Aim:
Locate each line with the string "LaTeX" in the listing below and copy it.
++++ Records shown
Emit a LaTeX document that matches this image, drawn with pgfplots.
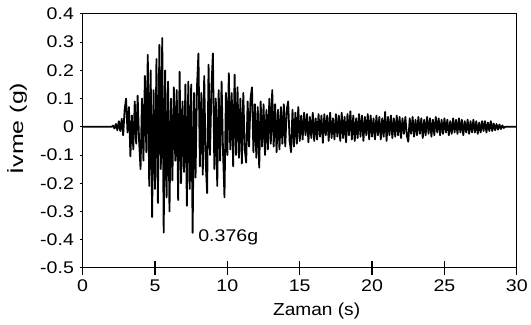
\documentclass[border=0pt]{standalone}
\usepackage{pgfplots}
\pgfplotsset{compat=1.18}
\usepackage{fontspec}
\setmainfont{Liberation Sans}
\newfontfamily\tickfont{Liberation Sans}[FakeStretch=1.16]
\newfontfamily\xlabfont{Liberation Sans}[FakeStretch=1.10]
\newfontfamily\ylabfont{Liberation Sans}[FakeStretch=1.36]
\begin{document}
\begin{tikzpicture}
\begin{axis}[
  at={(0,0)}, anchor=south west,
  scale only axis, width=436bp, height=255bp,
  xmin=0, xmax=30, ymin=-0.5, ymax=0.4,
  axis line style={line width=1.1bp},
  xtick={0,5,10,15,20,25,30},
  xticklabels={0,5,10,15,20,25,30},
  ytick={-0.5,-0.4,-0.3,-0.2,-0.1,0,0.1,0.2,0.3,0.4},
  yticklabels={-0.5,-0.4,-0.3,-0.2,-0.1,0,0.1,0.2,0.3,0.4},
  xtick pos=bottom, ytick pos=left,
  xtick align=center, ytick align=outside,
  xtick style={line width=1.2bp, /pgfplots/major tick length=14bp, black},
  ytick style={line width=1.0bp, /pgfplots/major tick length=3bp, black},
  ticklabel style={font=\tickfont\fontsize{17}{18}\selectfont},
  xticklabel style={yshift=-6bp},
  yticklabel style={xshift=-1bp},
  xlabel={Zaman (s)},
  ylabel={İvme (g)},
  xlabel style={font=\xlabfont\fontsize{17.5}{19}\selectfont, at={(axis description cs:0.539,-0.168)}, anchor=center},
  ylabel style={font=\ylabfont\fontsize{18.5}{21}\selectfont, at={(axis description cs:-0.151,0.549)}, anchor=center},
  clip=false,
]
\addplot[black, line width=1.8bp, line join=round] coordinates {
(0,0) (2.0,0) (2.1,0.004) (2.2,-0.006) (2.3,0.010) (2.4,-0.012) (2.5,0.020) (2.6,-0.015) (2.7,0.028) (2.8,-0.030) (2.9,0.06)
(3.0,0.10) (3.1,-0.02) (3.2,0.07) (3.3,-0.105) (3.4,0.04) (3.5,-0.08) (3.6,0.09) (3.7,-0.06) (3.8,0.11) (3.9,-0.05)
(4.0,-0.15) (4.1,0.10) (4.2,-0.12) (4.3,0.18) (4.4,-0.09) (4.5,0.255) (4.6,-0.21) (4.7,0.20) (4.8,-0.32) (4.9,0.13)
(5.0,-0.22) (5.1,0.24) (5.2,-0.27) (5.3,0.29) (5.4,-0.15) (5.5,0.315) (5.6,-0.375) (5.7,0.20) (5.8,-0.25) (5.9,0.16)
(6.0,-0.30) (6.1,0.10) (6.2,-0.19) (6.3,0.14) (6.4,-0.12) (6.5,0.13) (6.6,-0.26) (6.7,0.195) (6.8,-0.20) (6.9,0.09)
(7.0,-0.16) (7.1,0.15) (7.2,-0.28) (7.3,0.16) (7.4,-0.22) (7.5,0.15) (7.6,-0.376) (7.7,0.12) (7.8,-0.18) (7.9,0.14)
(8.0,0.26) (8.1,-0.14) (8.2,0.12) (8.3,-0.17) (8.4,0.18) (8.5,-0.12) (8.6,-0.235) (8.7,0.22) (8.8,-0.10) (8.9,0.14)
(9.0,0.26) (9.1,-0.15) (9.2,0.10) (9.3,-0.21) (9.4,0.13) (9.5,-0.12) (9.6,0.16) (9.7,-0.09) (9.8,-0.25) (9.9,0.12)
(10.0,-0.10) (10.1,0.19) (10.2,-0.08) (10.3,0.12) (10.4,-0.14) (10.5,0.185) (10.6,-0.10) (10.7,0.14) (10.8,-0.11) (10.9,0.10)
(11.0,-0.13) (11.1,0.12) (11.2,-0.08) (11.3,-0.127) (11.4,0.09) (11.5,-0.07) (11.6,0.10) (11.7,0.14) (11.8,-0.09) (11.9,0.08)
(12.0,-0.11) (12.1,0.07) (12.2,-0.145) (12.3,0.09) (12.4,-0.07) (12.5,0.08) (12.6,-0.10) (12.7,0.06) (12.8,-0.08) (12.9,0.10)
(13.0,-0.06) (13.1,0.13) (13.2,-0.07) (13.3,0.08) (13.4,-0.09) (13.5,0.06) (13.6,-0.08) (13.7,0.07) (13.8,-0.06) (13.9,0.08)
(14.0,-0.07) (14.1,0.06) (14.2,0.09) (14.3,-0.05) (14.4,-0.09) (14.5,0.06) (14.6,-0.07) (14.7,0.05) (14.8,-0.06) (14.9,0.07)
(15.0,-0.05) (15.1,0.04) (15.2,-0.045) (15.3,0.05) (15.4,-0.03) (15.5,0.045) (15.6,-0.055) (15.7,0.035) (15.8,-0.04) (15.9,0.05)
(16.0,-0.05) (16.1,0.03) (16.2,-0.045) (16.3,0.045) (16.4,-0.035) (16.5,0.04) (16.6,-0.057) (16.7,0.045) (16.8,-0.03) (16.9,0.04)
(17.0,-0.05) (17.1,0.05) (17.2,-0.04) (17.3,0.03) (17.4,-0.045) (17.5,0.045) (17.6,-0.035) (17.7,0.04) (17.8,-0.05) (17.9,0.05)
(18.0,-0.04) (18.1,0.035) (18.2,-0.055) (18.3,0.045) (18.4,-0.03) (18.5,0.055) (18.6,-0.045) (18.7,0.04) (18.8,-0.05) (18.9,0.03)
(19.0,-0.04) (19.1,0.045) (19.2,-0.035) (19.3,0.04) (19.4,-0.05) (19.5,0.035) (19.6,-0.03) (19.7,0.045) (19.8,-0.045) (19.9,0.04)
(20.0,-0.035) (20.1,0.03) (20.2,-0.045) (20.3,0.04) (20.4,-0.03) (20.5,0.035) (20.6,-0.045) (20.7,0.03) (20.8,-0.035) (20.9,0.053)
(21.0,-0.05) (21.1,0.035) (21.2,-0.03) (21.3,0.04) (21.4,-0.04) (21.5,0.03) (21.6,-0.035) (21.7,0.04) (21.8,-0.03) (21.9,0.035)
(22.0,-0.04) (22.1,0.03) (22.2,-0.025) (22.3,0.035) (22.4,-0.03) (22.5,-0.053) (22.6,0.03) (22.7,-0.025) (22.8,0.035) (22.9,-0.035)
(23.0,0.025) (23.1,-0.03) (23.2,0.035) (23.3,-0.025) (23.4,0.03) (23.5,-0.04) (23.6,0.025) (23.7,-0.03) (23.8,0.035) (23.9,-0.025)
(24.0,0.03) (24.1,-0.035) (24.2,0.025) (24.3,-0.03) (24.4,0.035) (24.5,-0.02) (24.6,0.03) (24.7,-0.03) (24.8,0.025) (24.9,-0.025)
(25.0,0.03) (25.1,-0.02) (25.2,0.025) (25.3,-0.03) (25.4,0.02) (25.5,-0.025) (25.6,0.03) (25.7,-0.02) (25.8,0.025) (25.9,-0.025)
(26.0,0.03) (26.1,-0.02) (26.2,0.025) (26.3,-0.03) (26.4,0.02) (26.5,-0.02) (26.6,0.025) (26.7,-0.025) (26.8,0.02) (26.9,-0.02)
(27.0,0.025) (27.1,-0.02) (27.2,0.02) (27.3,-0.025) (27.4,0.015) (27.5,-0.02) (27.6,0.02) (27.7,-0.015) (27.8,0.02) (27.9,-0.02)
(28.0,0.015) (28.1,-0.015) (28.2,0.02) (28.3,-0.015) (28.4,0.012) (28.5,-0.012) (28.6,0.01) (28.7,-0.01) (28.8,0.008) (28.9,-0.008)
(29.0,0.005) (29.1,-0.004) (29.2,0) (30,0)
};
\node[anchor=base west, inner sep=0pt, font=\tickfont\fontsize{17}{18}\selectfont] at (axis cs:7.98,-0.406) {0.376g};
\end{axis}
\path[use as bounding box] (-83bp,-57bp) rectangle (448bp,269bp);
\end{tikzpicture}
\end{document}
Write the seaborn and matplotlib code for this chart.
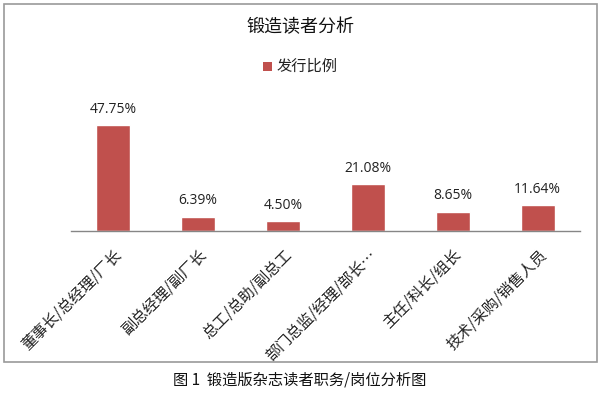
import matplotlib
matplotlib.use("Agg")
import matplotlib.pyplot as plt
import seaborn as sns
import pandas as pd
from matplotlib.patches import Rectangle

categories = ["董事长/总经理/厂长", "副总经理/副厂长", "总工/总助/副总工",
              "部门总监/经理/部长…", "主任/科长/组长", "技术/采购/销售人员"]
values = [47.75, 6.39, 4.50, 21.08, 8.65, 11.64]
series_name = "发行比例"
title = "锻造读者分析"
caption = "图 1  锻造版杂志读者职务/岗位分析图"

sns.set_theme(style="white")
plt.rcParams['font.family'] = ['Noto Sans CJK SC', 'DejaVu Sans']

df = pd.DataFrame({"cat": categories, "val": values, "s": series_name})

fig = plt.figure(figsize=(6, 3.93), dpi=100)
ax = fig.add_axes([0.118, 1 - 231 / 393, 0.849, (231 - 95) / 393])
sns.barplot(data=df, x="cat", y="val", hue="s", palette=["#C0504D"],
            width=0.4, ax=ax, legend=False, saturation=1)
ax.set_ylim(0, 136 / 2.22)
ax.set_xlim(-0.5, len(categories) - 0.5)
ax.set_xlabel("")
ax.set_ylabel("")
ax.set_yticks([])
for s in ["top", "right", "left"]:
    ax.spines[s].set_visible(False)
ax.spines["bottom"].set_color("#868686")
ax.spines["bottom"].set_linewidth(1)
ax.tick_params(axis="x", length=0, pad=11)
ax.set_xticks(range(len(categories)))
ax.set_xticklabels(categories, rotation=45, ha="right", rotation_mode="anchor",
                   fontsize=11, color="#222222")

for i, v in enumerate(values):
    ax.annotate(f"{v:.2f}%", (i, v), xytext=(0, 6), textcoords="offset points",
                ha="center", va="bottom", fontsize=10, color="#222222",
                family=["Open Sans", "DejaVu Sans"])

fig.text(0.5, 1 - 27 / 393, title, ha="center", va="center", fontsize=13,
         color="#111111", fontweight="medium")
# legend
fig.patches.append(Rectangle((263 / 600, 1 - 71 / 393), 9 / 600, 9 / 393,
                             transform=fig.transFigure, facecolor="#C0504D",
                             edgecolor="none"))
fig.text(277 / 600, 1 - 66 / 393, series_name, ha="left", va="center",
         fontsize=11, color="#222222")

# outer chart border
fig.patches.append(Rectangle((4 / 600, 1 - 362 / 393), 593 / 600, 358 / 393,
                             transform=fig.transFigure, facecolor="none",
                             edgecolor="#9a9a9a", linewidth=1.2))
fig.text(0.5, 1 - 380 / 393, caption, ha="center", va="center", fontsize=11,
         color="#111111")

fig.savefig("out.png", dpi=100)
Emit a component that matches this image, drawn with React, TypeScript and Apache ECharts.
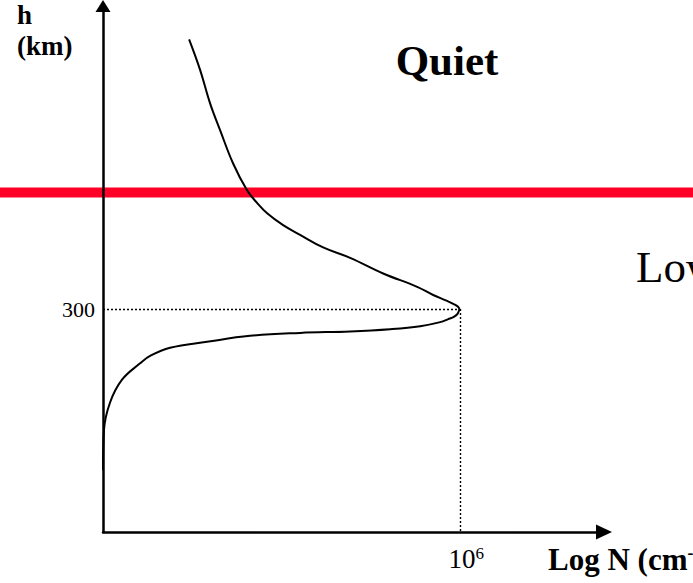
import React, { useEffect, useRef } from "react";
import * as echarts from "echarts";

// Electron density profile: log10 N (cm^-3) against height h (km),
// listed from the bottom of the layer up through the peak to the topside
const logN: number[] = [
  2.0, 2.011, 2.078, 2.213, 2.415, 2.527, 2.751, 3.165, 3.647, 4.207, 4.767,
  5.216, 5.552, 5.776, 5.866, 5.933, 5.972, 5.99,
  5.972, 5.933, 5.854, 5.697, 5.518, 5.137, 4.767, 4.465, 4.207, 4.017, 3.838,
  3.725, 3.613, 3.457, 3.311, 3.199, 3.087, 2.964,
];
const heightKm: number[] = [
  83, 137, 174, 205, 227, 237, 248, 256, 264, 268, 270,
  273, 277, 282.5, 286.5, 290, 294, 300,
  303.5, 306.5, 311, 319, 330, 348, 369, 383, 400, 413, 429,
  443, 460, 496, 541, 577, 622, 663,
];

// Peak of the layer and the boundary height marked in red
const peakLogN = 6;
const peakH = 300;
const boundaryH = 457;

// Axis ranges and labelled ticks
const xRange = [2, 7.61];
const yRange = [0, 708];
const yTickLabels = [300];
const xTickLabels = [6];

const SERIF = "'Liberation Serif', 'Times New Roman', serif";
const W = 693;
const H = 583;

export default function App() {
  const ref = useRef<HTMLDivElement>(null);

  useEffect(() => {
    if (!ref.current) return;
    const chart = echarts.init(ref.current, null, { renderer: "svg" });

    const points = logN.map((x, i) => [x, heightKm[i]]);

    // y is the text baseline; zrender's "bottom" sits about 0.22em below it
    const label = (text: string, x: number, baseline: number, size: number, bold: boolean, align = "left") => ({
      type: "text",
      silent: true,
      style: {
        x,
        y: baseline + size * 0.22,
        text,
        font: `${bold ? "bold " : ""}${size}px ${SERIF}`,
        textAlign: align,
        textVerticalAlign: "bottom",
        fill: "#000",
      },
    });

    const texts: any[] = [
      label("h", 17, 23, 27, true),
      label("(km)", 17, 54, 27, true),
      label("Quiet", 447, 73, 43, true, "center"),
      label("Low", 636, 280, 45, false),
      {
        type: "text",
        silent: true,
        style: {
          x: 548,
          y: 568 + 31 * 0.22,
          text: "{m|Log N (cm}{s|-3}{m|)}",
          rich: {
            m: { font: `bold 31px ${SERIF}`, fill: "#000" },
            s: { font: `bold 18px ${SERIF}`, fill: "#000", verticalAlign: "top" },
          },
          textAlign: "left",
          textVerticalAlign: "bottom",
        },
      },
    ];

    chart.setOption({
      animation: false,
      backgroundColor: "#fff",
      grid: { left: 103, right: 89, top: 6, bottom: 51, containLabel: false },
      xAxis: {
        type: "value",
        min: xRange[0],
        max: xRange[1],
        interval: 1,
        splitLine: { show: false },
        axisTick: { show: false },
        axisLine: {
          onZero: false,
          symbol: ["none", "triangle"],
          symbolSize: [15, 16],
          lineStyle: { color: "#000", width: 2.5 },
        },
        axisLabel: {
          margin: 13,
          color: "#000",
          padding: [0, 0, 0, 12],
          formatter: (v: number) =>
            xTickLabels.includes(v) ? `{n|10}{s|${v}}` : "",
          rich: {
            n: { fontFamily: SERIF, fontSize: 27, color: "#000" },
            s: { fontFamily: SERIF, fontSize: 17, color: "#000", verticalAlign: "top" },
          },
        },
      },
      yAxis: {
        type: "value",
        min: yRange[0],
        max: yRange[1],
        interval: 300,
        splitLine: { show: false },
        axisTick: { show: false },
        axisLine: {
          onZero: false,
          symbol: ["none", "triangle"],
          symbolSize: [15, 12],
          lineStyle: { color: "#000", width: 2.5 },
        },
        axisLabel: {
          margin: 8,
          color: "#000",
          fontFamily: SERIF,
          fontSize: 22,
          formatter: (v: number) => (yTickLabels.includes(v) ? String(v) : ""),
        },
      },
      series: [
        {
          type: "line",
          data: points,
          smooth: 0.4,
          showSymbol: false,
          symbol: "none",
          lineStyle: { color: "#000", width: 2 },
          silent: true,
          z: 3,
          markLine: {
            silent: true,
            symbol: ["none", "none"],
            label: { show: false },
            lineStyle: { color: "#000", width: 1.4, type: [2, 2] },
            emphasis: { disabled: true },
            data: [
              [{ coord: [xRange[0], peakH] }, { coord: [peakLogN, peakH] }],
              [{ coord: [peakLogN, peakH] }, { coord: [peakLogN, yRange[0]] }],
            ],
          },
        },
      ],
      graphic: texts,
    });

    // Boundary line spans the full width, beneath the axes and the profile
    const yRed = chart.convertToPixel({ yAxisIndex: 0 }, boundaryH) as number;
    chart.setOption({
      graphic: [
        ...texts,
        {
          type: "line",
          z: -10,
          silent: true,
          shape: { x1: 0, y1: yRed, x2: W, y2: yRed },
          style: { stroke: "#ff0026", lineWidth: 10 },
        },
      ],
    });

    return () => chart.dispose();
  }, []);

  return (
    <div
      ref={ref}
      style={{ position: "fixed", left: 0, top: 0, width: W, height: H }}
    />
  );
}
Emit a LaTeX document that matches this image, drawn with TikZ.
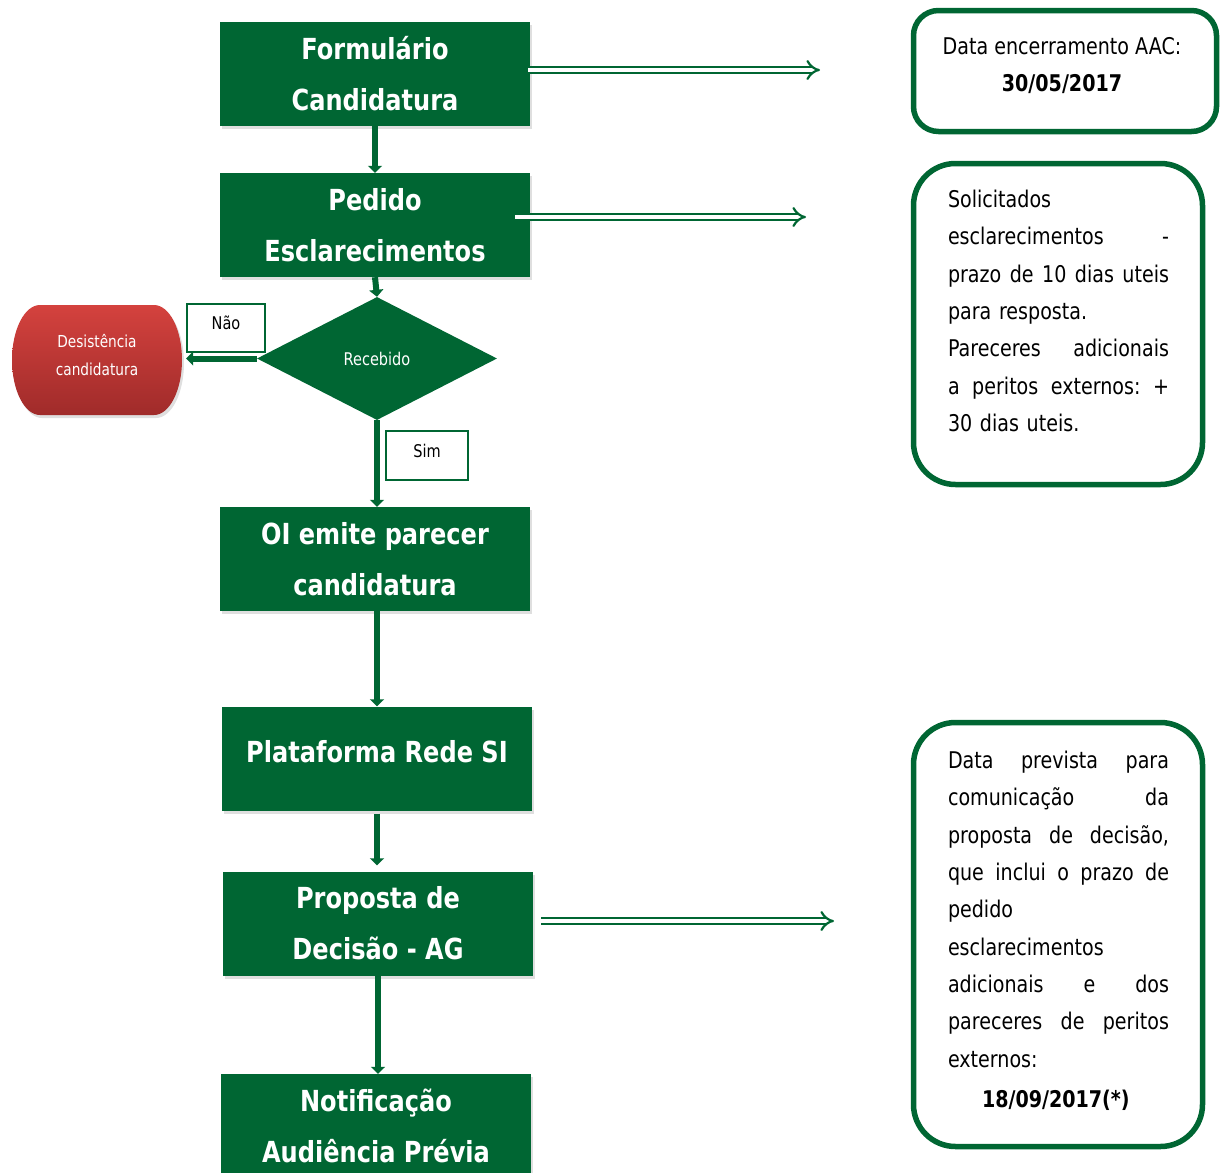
++++++++
Output for this task:
Emit a LaTeX document that matches this image, drawn with pgfplots.
Emit a LaTeX document that matches this image, drawn with TikZ.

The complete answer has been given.